General Fund shortfall is $91 million; Road Fund shortfall is $22 million
FRANKFORT, Ky. (July 16, 2014) – Gov. Steve Beshear today signed a budget reduction order for Fiscal Year 2014 to fill a $91 million General Fund budget deficit in accordance with state law.
The budget enacted by the General Assembly includes a General Fund Budget Reduction Plan that authorizes the Governor to manage a revenue shortfall in the 2012-2014 budget biennium.
With the current shortfall, the governor will have implemented 14 separate budget reductions totaling nearly $1.7 billion since he has been in office.
“We were somewhat limited in our approach to fill this budget hole given it occurred at the end of the 2014 Fiscal Year,” Beshear said. “But as in previous reductions, two goals guided our decisions – to take steps to make government as efficient and as lean as possible, and to protect as best we can the core services that offer help and hope to our people and represent important long-term investments in Kentucky’s future: education, health care and public safety.”
The state budget office announced the $90.9 million shortfall last week when Fiscal Year 2014 General Fund revenues were reported 1 percent less than official revenue estimates.
The governor’s reduction order uses excess funds that are surplus to the budgets of state agencies; year-end, unexpended General Funds in the operating budgets of state agencies; and money from the Budget Reserve Trust Fund to fill the revenue gap.

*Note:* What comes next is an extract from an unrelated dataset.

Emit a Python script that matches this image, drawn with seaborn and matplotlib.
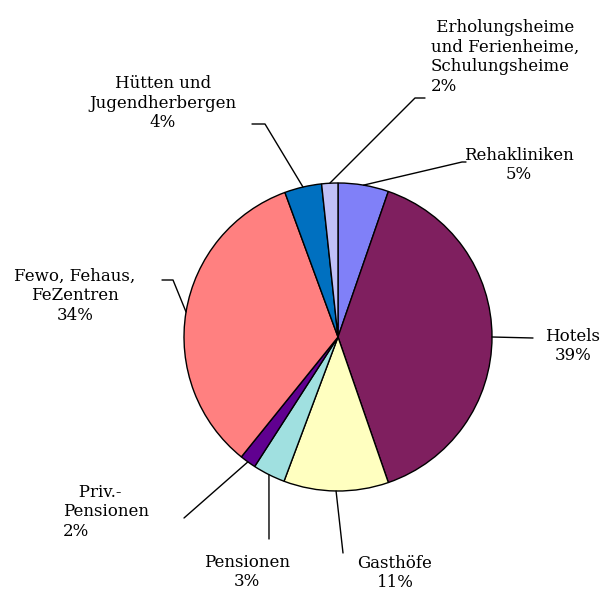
import numpy as np
import matplotlib
matplotlib.use("Agg")
import matplotlib.pyplot as plt
import seaborn as sns

# Slices, clockwise from 12 o'clock
categories = ["Rehakliniken", "Hotels", "Gasthöfe", "Pensionen", "   Priv.-\nPensionen",
              "Fewo, Fehaus,\nFeZentren", "Hütten und\nJugendherbergen",
              " Erholungsheime\nund Ferienheime,\nSchulungsheime"]
shares = [5.3, 39.4, 11.0, 3.4, 1.7, 33.6, 3.9, 1.7]
colors = ["#8080F8", "#7F1F5F", "#FFFFC0", "#A0E0E0", "#600090",
          "#FF8080", "#0070C0", "#C0C0F8"]

# label layout (pixel coords, y from top): text x, text y, alignment, elbow points
label_pos = [
    (519, 165, "center", [(462, 162), (466, 162)]),
    (573, 346, "center", [(533, 338)]),
    (395, 573, "center", [(343, 553)]),
    (247, 572, "center", [(269, 539)]),
    (63, 512, "left", [(184, 518)]),
    (75, 296, "center", [(173, 280), (162, 280)]),
    (163, 103, "center", [(265, 124), (252, 124)]),
    (431, 57, "left", [(415, 98), (425, 98)]),
]

W, H = 601, 595
sns.set_theme(style="white")
plt.rcParams["font.family"] = ["DejaVu Serif"]

fig = plt.figure(figsize=(W / 100, H / 100), dpi=100)
ax = fig.add_axes([0, 0, 1, 1])

cx, cy, r = 338, H - 337, 154
wedges, _ = ax.pie(shares, colors=colors, startangle=90, counterclock=False,
                   center=(cx, cy), radius=r, frame=True,
                   wedgeprops=dict(edgecolor="black", linewidth=1.0))
ax.set_xlim(0, W)
ax.set_ylim(0, H)
ax.set_aspect("equal")
ax.axis("off")

for w, name, val, (tx, ty, ha, elbows) in zip(wedges, categories, shares, label_pos):
    mid = np.deg2rad((w.theta1 + w.theta2) / 2)
    sx, sy = cx + r * np.cos(mid), cy + r * np.sin(mid)
    xs = [sx] + [p[0] for p in elbows]
    ys = [sy] + [H - p[1] for p in elbows]
    ax.plot(xs, ys, color="black", lw=1.0)
    ax.text(tx, H - ty, f"{name}\n{val:.0f}%", ha=ha, va="center",
            multialignment=ha, fontsize=12, linespacing=1.2, color="black")

fig.savefig("out.png", dpi=100)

The governor avoided using “carry forward” funds that are budgeted for spending in Fiscal Year 2015.
In dealing with the shortfall, and in accordance with the Budget Reduction Plan enacted by the General Assembly, the governor’s order includes transferring $50 million from various state agency funds that are in excess of budgeted amounts.
“The use of fund transfers is a valuable tool in how we manage and balance the overall budget of the commonwealth, and one that keeps us from making deeper cuts to state agencies,” Beshear said. “The recent ruling by the Kentucky Supreme Court again affirms the constitutionality of this practice, thus ensuring much needed flexibility for the executive and legislative branches.”
Nearly $15 million will come from unspent General Fund appropriations that are expected to lapse to the General Fund in excess of the amount budgeted.
General Fund appropriations in executive branch agencies’ operating budgets will be reduced by $3 million, including participating constitutional offices. Additionally, $1.5 million will come from the judicial branch and $287,600 will come from the legislative branch.
The governor will use $21.2 million from the Budget Reserve Trust Fund, also known as the Rainy Day Fund. After this reduction, the Rainy Day Fund will have a $77.1 million balance. The Rainy Day Fund is also the sole source of financing for authorized but unbudgeted necessary government expenses in Fiscal Year 2015.
Beshear also signed a budget reduction order for the 2012-2014 Road Fund to fill a $22.2 million shortfall. The governor’s order relies primarily on year-end, unexpended Road Fund appropriations, the automatic budget adjustment due to actual fuel tax receipts, and Road Fund appropriation reductions.
“No budgeted road projects will be negatively impacted by this necessary balancing action,” Beshear said.
The two budget reduction documents can be viewed at www.osbd.ky.gov.